Sometimes we ask for the wrong thing. Look again at the passage from Matthew – would God hand us something he knew was a ‘snake’ for us even though we thought it was a ‘fish’? Have you ever bought something or received something that you thought you really wanted only to discover almost immediately that it was not for you after all? I know this all too well from personal experience.

Sometimes we receive an answer to our prayer in another way and it takes time for this revelation to dawn on us. I was a professional musician, trained at the Western Australian Academy of Performing Arts, until one morning I picked up a cup of tea and the tendon in my right arm popped out of the sheath, ending my music career. How could God let this happen? Did we not have a good relationship? There were many wrong turns and winding roads from that day to now, but when I look back on all the successes and failures, some my fault, others not, I see the hand of God at every stage, guide me towards where I stand today. I am truly grateful (now, not then) for every joy and tear along the way. Sometimes it takes time and perspective to see the plan God has for us – we work on His time; He does not work on ours! (We all need to remember this one.)

I also think that sometimes we need to be taught about humility and acceptance. Other times, perhaps, just like a mortal parent, our heavenly Father does not give in to everything His impetuous children ask for. Then there is the case of ‘free will’ – one of our greatest blessings and greatest curses. How much do we blame on God that is caused by human will? Free will is a whole topic on its own for another time!

I think C.S. Lewis (the author of Alice in Wonderland) summed it all up perfectly when he mused that we would spend most of eternity thanking God for all the prayers he did not answer.

So, when Jesus asks us to pray in his name – to ask, seek and knock, what was he wanting from us? It is an invitation for us to reach out for help in a concrete way. A prayer ‘through Christ’ includes both the Father in heaven, but also the ‘body of Christ’ here on earth. A prayer in Jesus’ name is not an incantation, but an invitation into the covenant of love. In this way, when you ask you will receive, when you seek you will find, and when you knock the door will be open. What awaits you is not necessarily the fulfilment of your prayer as you expected but rather a blessing and the trust that our heart and our lives rest in God’s protection. This is a promise that we can be one in His love, faith, and grace.

Furthermore, we sometimes also need to be part of the solution and be active in our prayers. As Pope Francis said:

You pray for the hungry. Then you feed them. This is how prayer works.

Jesus supported this idea. Straight after teaching the disciples the ‘Our Father’, he told the parable of a man who knocks on his neighbour’s door in the middle of the night to ask for bread as his friend has just arrived. The man tells him to go away – it is too late; everyone is asleep and he is not getting up to give it to him. Jesus says:

I tell you, if the man does not get up and give it to him for friendship’s sake, persistence will be enough to make him get up and give his friend all he wants.

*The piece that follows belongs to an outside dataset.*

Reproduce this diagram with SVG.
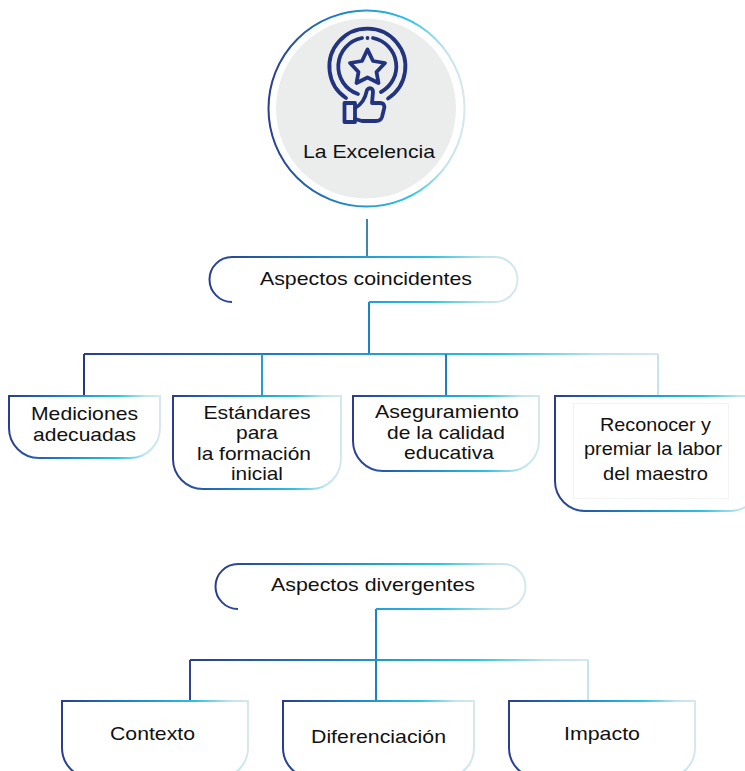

Would you answer the prayer of the neighbour who knocks on your door, who, in seeking a loaf to feed his guest, asks you for help? (Notice what I did there – ask, seek, knock). In this way we can play our role in the fulfillment of prayer in this world for others. In other words, there is nothing we should expect from God that we are not willing to do ourselves. This is what Jesus taught us when, in the Lord’s prayer, he said

…forgive us our trespasses, as we forgive those who trespass against us.